Inspired by medieval manuscripts
Morris and his friend Edward Burne-Jones were founders of the Arts & Crafts movement, an international movement that celebrated decorative and fine arts, and flourished between 1880 and 1910, beginning in Britain before spreading to North America. They were inspired by medieval manuscripts and the work of fifteenth-century printers. They spent many hours in the Bodleian Library at Oxford University, studying illuminated manuscripts and medieval woodcuts. Their aim was not to imitate medieval manuscripts but rather revisit the craftsmanship used in the creation of those volumes. Illuminated manuscripts provided influential models of book design showing how text, image and ornament could be harmoniously integrated on the page. The Kelmscott Press published Morris’s own work as well as translations and reprints of medieval writing he believed should be read.
This year also marks the 125th anniversary of the Kelmscott edition of The Works of Geoffrey Chaucer. Published in 1896, the book is an outstanding product of the nineteenth century private press movement. It features 87 illustrations by artist and designer Edward Burne-Jones, a woodcut title page, and many borders, frames and initials created by William Morris.
Considered one of the most beautiful books ever printed, the ‘Kelmscott Chaucer’ is the best-known of the Kelmscott editions. It took four years to complete, and all 438 copies were presold before the book went to print.

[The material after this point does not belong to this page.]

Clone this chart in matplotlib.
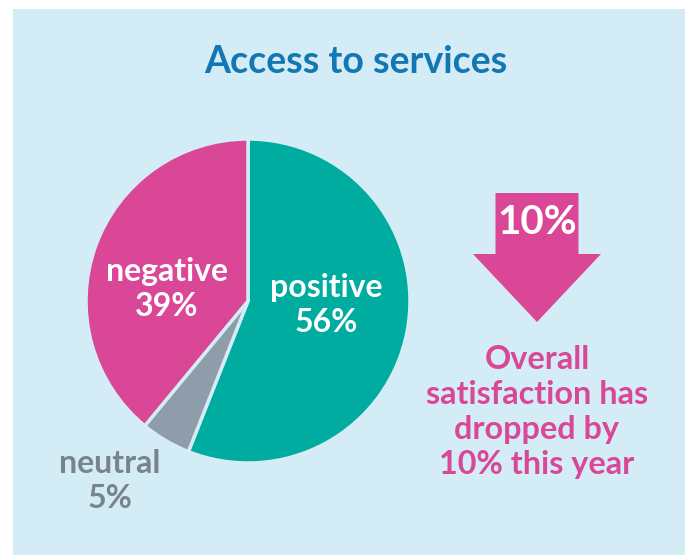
import matplotlib.pyplot as plt
from matplotlib.patches import Rectangle, FancyArrow

# Survey data
labels = ['positive', 'neutral', 'negative']
shares = [56, 5, 39]
colors = ['#00ab9f', '#8f9dab', '#da4797']
label_colors = ['white', '#77838f', 'white']
drop = 10

bg = '#d4ecf6'
plt.rcParams['font.family'] = ['Lato', 'DejaVu Sans']

fig = plt.figure(figsize=(6.85, 5.55), dpi=100, facecolor='white')
ax = fig.add_axes([0, 0, 1, 1])

# Pie
wedges, _ = ax.pie(shares, colors=colors, startangle=90, counterclock=False,
                   center=(248, 254), radius=162,
                   wedgeprops=dict(edgecolor=bg, linewidth=2.5))
for w in wedges:
    w.set_zorder(2)

# pie() resets the view, so fix the pixel frame afterwards
ax.set_xlim(0, 685)
ax.set_ylim(0, 555)
ax.set_aspect('equal')
ax.axis('off')

# Light blue panel
ax.add_patch(Rectangle((13, 0), 672, 546, facecolor=bg, edgecolor='none', zorder=0))

ax.text(356, 493, 'Access to services', ha='center', va='center',
        fontsize=27, fontweight='bold', color='#1277b3')

label_pos = [(326, 250), (110, 74), (167, 266)]
for lab, s, c, (x, y) in zip(labels, shares, label_colors, label_pos):
    ax.text(x, y, f'{lab}\n{s}%', ha='center', va='center', fontsize=23,
            fontweight='bold', color=c, linespacing=1.25, zorder=3)

# Drop arrow
ax.add_patch(FancyArrow(537, 362, 0, -129, width=83, head_width=128,
                        head_length=68, length_includes_head=True,
                        facecolor='#da4797', edgecolor='none', zorder=2))
ax.text(537, 333, f'{drop}%', ha='center', va='center', fontsize=29,
        fontweight='bold', color='white', zorder=3)

ax.text(537, 143, f'Overall\nsatisfaction has\ndropped by\n{drop}% this year',
        ha='center', va='center', fontsize=23.3, fontweight='bold',
        color='#da4797', linespacing=1.26)

fig.savefig('out.png', dpi=100, facecolor='white')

The Library’s copy was bound in kangaroo hide by State Library binder Frank Heyner in 1921. The elaborate tooling replicates the intricate grapevine borders designed by William Morris.
In his essay, published in The Ideal Book (1893), Morris acknowledged that although the illustrated book is not absolutely necessary to human life ‘it gives us such endless pleasure, and is so intimately connected with the other absolutely necessary art of imaginative literature that it must remain one of the very worthiest things’.